------ SUPPLIED RECORDS

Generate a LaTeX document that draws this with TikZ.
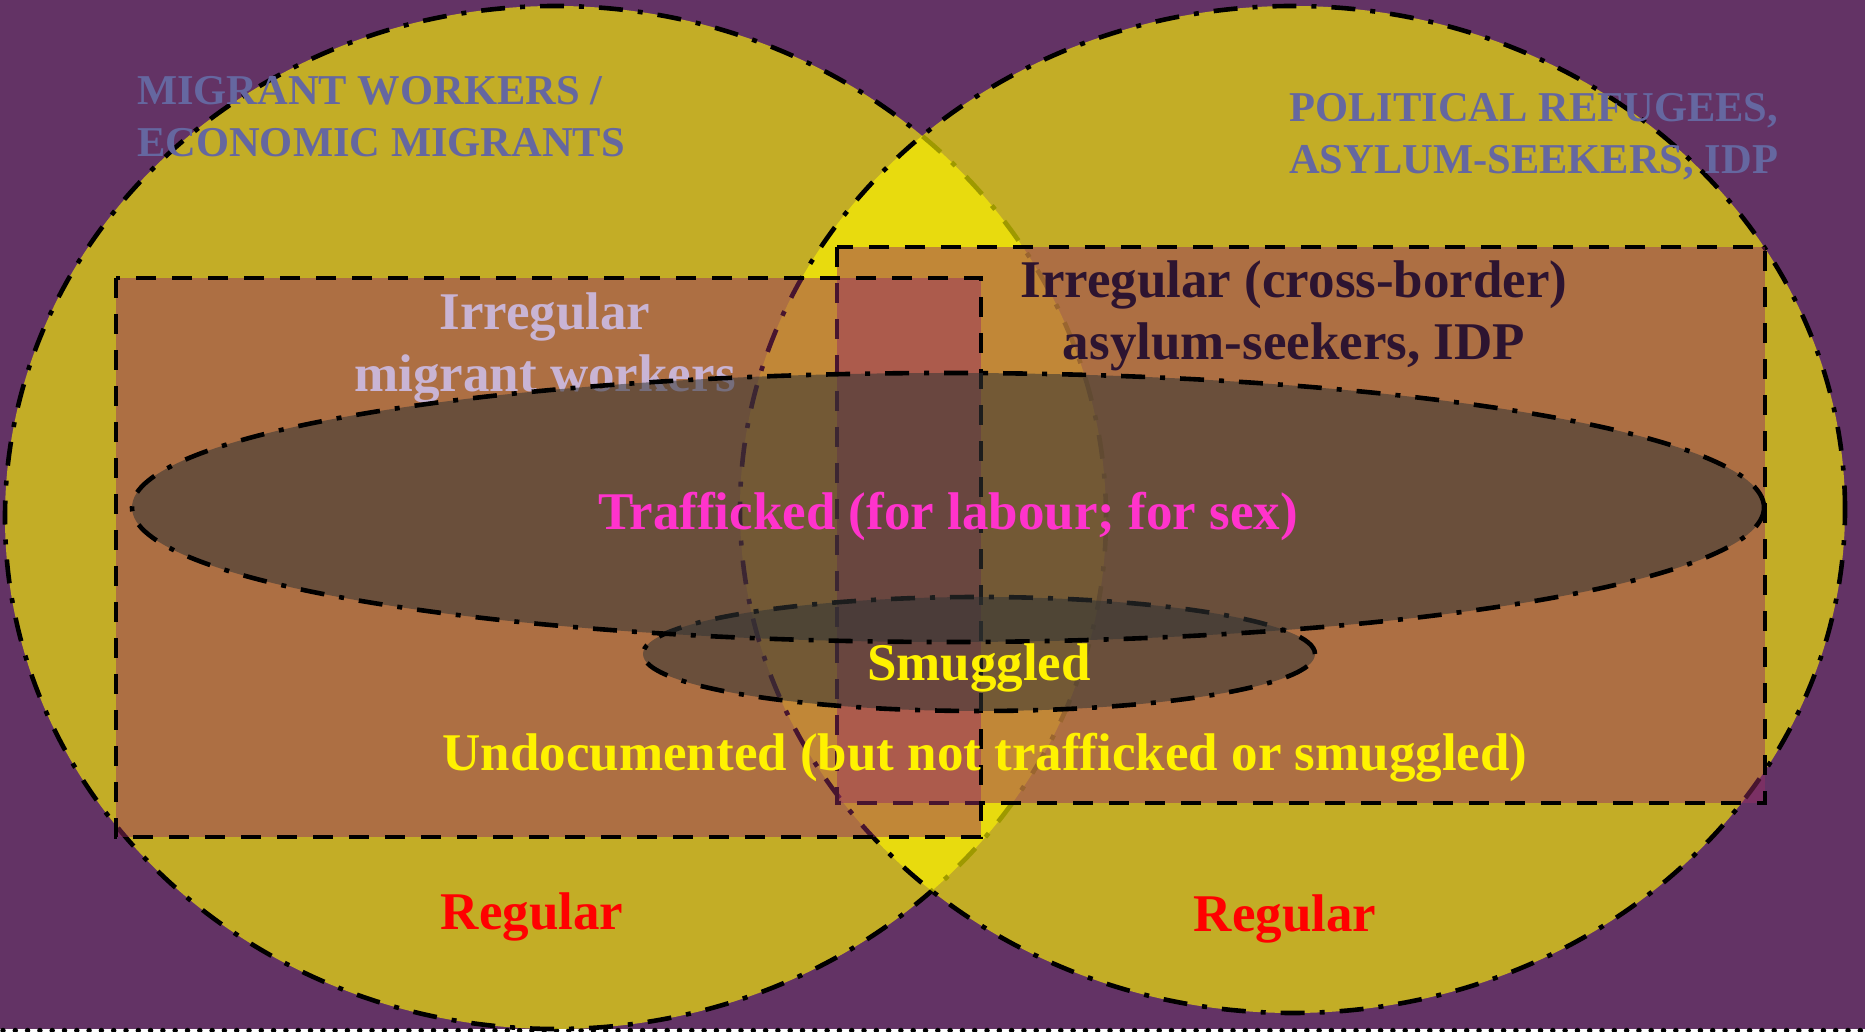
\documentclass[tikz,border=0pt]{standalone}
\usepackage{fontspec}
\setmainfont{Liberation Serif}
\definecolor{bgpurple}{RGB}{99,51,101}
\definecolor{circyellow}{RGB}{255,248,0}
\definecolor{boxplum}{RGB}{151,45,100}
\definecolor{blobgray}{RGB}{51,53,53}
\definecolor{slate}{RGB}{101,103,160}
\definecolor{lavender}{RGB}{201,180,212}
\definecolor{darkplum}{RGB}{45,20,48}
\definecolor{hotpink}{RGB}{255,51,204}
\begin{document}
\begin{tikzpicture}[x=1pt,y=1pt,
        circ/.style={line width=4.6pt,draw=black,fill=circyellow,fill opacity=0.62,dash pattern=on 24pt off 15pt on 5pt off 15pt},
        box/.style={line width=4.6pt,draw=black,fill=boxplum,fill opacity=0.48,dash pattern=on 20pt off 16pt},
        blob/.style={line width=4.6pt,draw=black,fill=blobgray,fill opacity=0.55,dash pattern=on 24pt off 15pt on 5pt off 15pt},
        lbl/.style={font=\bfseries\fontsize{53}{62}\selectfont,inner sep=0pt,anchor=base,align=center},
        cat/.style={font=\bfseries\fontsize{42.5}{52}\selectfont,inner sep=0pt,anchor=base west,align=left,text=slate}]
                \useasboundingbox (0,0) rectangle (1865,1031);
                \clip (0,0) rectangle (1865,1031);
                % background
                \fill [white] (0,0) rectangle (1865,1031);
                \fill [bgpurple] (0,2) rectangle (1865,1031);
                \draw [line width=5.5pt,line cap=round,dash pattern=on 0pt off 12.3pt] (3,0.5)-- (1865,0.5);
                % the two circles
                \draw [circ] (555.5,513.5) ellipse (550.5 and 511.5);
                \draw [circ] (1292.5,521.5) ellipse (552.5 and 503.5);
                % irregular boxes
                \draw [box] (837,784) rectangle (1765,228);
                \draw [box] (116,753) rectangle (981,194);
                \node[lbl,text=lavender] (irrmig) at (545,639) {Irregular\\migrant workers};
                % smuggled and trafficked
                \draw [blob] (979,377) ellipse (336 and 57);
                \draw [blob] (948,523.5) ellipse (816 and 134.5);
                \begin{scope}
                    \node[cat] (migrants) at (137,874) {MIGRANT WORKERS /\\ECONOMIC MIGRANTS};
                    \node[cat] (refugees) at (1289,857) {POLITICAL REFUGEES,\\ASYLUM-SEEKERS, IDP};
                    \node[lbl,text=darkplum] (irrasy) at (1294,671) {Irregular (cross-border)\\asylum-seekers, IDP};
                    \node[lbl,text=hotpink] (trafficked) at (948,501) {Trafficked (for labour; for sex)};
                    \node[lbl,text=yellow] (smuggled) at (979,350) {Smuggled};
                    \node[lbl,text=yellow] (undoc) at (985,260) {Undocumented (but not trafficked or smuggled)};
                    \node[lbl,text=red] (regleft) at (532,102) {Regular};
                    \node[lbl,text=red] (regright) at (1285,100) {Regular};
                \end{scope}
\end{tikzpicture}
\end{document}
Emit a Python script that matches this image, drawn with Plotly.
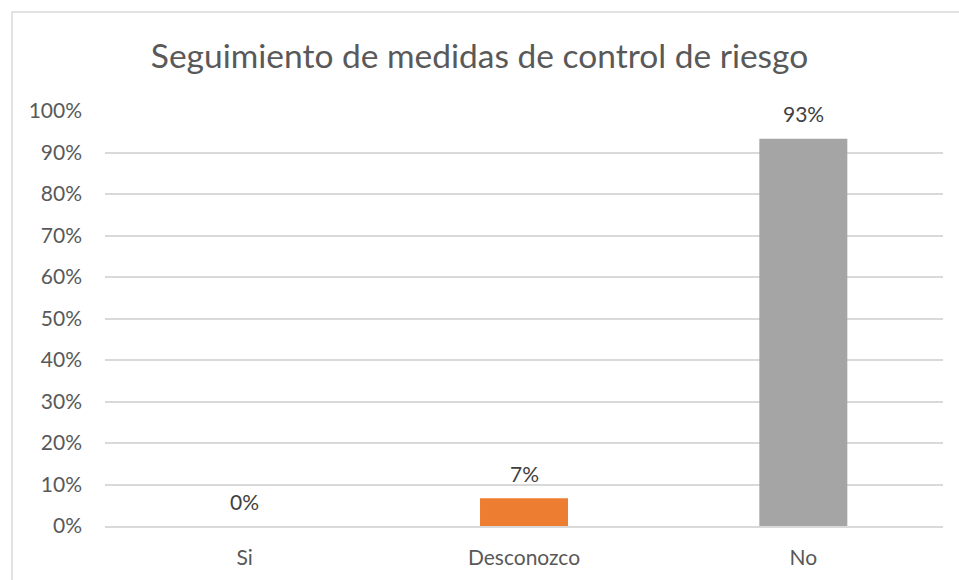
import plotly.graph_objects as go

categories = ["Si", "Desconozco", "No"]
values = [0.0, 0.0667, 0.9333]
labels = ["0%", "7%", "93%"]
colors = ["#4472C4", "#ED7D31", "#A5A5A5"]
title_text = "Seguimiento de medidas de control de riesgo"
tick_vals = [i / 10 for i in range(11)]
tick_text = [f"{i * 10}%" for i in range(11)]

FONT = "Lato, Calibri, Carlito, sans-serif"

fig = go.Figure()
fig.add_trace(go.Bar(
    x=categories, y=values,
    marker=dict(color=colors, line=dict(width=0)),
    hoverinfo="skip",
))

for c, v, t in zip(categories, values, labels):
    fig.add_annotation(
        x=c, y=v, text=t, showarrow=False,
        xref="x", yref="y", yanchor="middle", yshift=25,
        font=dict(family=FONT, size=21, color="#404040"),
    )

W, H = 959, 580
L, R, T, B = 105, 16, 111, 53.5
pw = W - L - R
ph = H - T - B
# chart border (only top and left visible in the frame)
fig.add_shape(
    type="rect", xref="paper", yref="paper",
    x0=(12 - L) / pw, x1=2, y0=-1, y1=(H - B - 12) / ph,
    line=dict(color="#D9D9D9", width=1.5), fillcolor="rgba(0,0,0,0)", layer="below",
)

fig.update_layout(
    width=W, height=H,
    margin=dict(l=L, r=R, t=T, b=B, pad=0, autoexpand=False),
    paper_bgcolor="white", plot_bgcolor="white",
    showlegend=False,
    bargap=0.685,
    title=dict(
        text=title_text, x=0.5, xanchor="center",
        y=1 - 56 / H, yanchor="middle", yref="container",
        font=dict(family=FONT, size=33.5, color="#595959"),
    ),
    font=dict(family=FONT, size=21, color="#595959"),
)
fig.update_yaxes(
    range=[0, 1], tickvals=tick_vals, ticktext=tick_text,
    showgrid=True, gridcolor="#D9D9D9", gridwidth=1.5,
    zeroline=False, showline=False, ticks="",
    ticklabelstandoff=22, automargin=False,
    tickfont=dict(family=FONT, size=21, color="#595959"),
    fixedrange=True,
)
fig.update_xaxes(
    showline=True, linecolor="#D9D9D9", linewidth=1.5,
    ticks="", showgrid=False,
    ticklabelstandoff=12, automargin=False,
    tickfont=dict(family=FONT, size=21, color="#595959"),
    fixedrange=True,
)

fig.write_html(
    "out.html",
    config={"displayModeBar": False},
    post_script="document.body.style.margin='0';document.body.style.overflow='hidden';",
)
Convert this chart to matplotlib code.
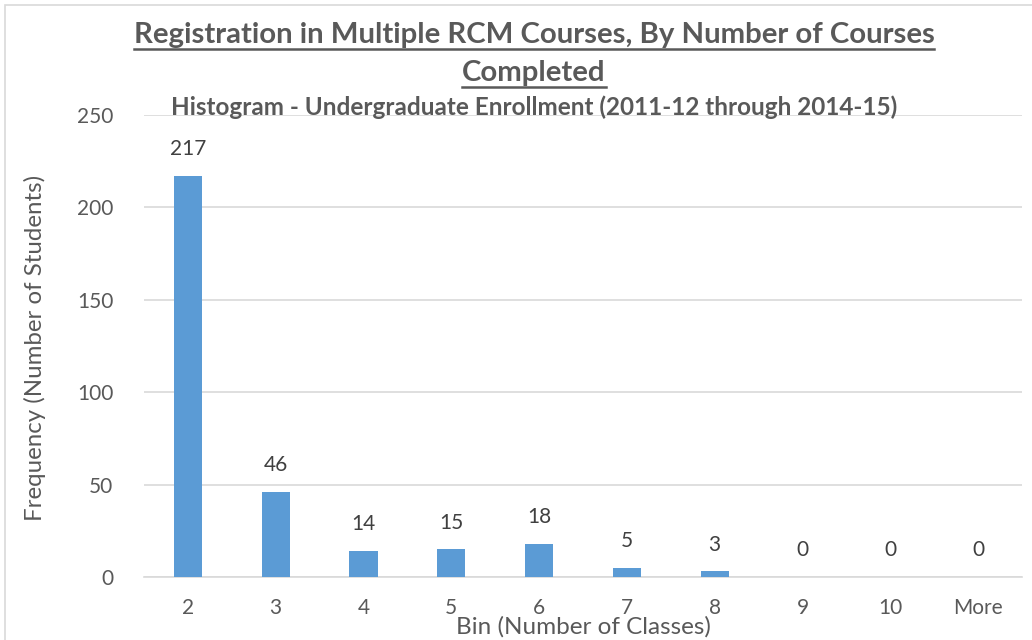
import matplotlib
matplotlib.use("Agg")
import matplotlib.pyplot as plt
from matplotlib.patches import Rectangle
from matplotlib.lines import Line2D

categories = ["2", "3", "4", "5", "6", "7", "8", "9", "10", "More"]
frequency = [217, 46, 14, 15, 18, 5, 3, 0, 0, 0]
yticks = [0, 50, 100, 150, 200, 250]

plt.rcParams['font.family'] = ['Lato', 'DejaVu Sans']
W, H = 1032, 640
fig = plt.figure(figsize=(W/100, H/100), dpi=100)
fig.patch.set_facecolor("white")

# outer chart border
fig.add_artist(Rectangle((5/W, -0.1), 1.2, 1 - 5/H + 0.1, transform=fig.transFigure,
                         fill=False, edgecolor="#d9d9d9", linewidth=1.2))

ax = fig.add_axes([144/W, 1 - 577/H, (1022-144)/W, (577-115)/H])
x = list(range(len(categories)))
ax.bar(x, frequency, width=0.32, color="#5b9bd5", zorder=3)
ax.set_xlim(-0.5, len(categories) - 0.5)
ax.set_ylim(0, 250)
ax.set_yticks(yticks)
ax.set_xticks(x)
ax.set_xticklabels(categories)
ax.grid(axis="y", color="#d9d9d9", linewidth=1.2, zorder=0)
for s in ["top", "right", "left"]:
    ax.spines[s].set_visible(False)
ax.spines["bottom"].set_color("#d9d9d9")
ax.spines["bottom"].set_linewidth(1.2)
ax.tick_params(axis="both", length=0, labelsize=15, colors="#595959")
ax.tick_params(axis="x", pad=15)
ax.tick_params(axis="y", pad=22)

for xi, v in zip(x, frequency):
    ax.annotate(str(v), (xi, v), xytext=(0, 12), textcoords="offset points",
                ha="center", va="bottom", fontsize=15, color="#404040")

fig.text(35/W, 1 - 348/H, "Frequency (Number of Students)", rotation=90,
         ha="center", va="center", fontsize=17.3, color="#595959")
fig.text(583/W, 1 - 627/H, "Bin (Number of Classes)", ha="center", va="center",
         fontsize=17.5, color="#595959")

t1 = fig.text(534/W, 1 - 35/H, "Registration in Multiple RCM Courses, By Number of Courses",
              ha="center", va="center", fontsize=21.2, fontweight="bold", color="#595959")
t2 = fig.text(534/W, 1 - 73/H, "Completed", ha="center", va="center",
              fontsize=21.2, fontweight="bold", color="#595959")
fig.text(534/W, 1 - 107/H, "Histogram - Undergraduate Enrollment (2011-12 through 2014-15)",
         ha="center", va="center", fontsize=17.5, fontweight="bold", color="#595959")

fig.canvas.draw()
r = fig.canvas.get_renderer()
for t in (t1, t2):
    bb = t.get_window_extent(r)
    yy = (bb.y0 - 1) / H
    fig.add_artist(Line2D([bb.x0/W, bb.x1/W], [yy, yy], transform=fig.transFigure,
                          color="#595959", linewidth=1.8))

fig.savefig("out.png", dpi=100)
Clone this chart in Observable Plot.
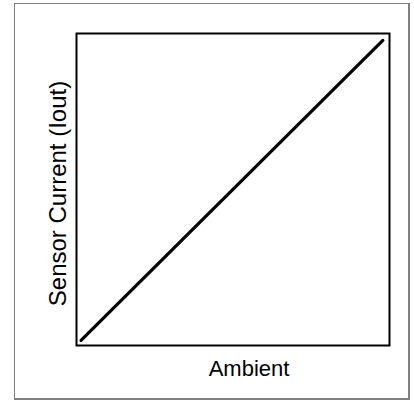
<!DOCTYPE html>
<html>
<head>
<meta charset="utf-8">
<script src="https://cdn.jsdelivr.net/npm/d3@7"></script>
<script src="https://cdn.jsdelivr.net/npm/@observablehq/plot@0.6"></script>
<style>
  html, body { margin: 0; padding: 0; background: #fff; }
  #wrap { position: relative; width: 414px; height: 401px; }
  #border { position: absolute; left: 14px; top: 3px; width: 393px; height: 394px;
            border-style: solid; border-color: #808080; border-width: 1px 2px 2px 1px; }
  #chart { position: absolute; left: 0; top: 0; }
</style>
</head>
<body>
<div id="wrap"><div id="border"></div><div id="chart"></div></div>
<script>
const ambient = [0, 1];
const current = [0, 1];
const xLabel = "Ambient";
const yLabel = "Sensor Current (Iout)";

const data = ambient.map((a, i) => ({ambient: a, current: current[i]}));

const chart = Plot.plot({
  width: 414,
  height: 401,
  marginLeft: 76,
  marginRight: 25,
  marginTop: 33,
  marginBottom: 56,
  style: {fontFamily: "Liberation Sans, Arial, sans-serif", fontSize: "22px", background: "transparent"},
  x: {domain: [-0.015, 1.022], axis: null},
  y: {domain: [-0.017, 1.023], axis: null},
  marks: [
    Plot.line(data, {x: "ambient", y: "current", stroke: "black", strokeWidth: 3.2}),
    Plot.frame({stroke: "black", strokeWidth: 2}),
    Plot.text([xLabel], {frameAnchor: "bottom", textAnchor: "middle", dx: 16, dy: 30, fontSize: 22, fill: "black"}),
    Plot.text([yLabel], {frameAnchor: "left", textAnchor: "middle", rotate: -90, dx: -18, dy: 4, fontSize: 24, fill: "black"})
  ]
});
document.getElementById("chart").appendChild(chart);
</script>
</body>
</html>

------------

Without the pictures, repeat exactly the lines running from the line containing "Clone this chart in Observable Plot." through the end of the data, both ends included.

Clone this chart in Observable Plot.
<!DOCTYPE html>
<html>
<head>
<meta charset="utf-8">
<script src="https://cdn.jsdelivr.net/npm/d3@7"></script>
<script src="https://cdn.jsdelivr.net/npm/@observablehq/plot@0.6"></script>
<style>
  html, body { margin: 0; padding: 0; background: #fff; }
  #wrap { position: relative; width: 414px; height: 401px; }
  #border { position: absolute; left: 14px; top: 3px; width: 393px; height: 394px;
            border-style: solid; border-color: #808080; border-width: 1px 2px 2px 1px; }
  #chart { position: absolute; left: 0; top: 0; }
</style>
</head>
<body>
<div id="wrap"><div id="border"></div><div id="chart"></div></div>
<script>
const ambient = [0, 1];
const current = [0, 1];
const xLabel = "Ambient";
const yLabel = "Sensor Current (Iout)";

const data = ambient.map((a, i) => ({ambient: a, current: current[i]}));

const chart = Plot.plot({
  width: 414,
  height: 401,
  marginLeft: 76,
  marginRight: 25,
  marginTop: 33,
  marginBottom: 56,
  style: {fontFamily: "Liberation Sans, Arial, sans-serif", fontSize: "22px", background: "transparent"},
  x: {domain: [-0.015, 1.022], axis: null},
  y: {domain: [-0.017, 1.023], axis: null},
  marks: [
    Plot.line(data, {x: "ambient", y: "current", stroke: "black", strokeWidth: 3.2}),
    Plot.frame({stroke: "black", strokeWidth: 2}),
    Plot.text([xLabel], {frameAnchor: "bottom", textAnchor: "middle", dx: 16, dy: 30, fontSize: 22, fill: "black"}),
    Plot.text([yLabel], {frameAnchor: "left", textAnchor: "middle", rotate: -90, dx: -18, dy: 4, fontSize: 24, fill: "black"})
  ]
});
document.getElementById("chart").appendChild(chart);
</script>
</body>
</html>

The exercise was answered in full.